[Exercise]: Sort through the entries below and pull out lines containing the word "this".

[Dataset]:
======

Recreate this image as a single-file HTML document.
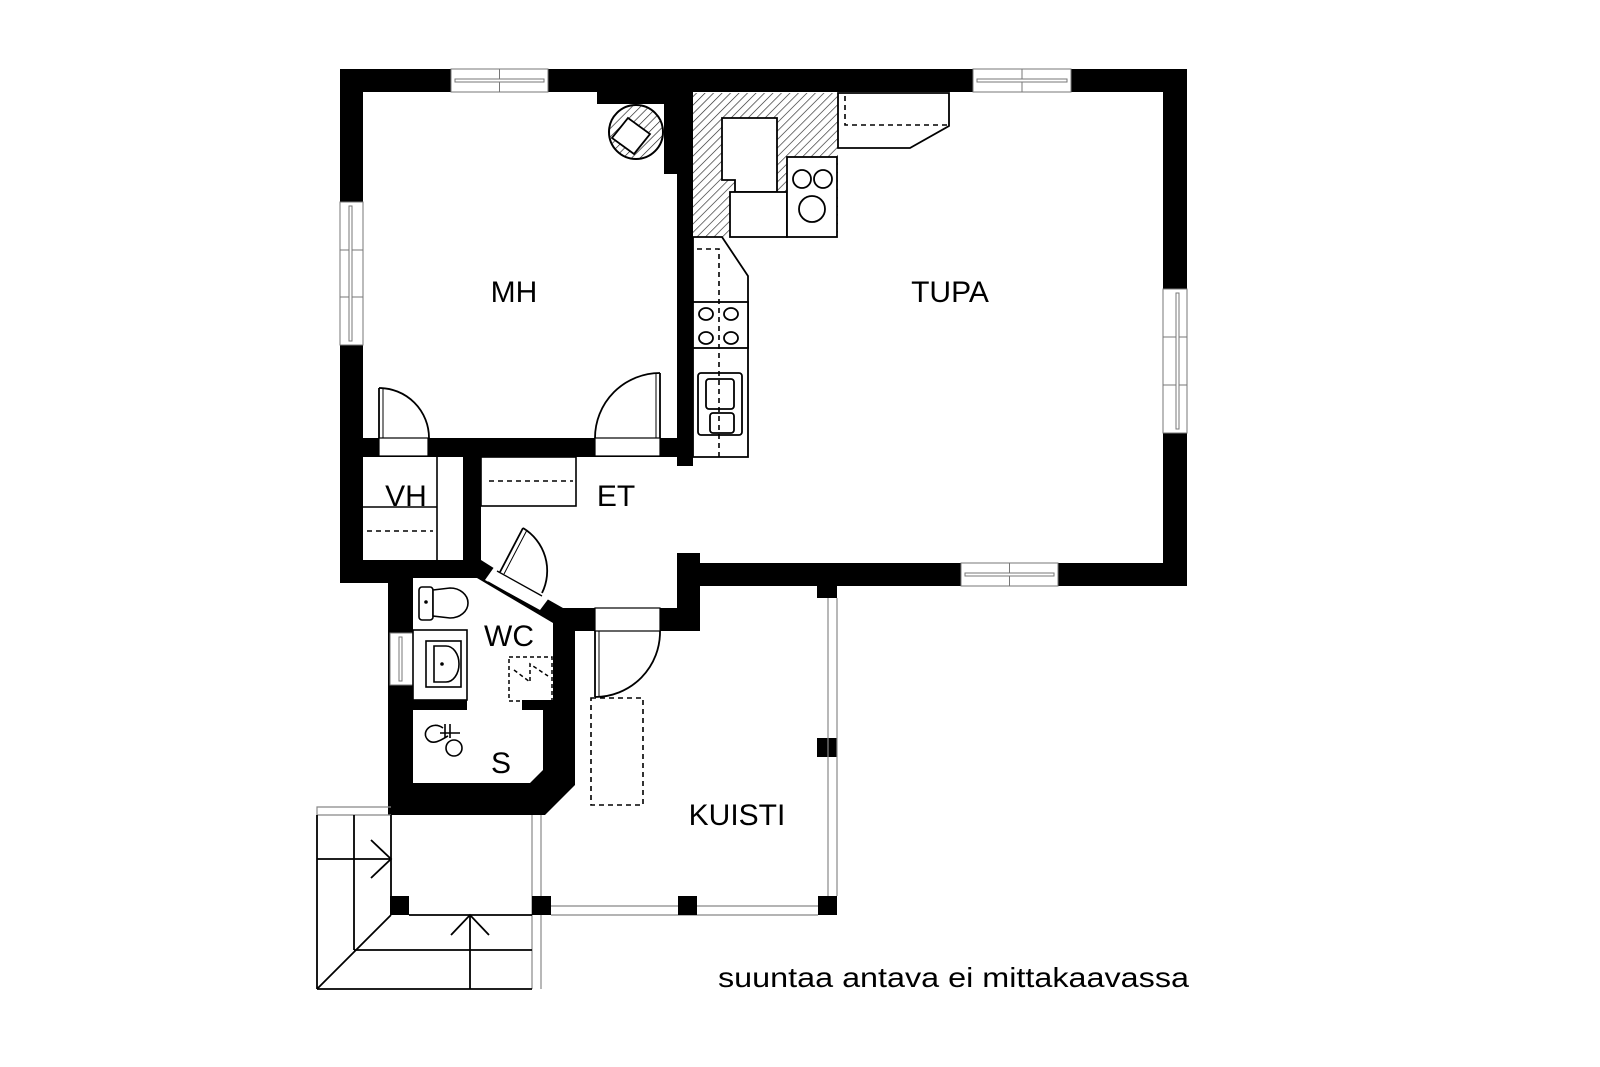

======

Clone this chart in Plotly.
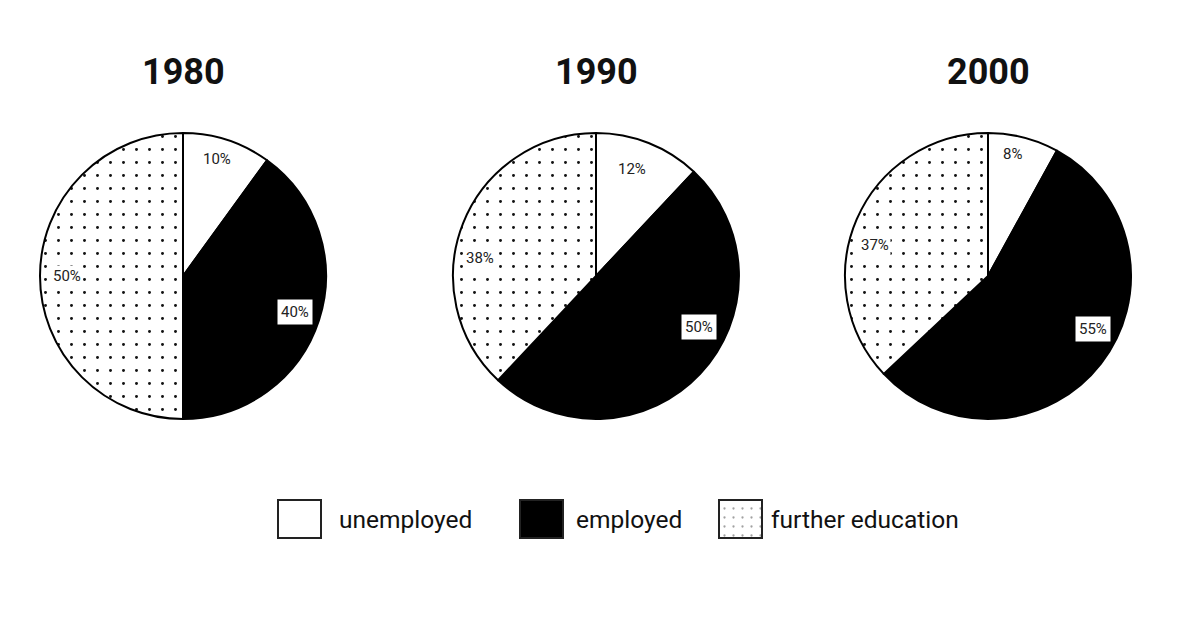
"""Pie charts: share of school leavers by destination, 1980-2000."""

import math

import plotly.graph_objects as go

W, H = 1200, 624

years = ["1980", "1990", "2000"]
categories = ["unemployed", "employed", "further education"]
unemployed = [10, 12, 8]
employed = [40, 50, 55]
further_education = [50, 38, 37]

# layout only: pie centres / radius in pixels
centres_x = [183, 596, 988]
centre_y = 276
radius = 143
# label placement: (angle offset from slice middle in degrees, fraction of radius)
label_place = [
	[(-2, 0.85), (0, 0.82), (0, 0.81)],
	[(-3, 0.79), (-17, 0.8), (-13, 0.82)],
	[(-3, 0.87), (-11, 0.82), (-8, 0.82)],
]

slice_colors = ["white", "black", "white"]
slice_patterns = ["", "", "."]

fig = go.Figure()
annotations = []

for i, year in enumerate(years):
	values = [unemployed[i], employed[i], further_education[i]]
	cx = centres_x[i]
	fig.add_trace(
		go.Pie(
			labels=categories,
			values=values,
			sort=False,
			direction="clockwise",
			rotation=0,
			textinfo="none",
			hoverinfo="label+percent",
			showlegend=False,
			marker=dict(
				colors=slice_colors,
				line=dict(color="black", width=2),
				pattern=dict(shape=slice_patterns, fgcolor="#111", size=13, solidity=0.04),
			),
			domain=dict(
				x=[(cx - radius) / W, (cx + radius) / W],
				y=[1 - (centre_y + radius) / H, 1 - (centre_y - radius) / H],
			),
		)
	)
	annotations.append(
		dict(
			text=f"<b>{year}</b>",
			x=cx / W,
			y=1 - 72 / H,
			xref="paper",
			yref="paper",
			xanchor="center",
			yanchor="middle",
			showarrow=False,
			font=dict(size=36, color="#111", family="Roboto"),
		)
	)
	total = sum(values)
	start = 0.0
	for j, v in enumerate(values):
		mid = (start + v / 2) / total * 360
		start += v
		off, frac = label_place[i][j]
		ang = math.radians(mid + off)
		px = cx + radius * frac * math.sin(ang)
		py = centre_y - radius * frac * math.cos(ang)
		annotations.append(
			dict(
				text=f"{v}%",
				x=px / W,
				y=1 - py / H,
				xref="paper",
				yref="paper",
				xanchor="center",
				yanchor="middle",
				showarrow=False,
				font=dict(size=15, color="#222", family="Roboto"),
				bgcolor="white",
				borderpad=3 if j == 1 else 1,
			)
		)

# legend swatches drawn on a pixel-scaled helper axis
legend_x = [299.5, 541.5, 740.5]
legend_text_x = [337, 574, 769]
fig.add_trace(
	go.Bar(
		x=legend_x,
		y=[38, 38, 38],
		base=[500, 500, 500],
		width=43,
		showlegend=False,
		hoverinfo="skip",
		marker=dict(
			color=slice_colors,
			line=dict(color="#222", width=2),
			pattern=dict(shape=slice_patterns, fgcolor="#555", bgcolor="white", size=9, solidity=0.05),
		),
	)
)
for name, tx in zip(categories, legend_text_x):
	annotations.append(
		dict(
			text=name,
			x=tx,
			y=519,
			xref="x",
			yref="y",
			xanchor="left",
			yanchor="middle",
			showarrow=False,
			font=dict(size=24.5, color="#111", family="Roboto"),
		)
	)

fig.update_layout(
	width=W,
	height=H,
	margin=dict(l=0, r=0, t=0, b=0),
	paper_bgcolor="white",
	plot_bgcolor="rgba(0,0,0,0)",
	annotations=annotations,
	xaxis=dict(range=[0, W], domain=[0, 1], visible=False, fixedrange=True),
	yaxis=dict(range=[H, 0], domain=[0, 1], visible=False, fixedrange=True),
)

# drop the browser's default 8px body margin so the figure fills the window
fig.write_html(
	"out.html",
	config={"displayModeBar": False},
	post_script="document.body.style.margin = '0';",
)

======

[Expected output]:
Recreate this image as a single-file HTML document.
Clone this chart in Plotly.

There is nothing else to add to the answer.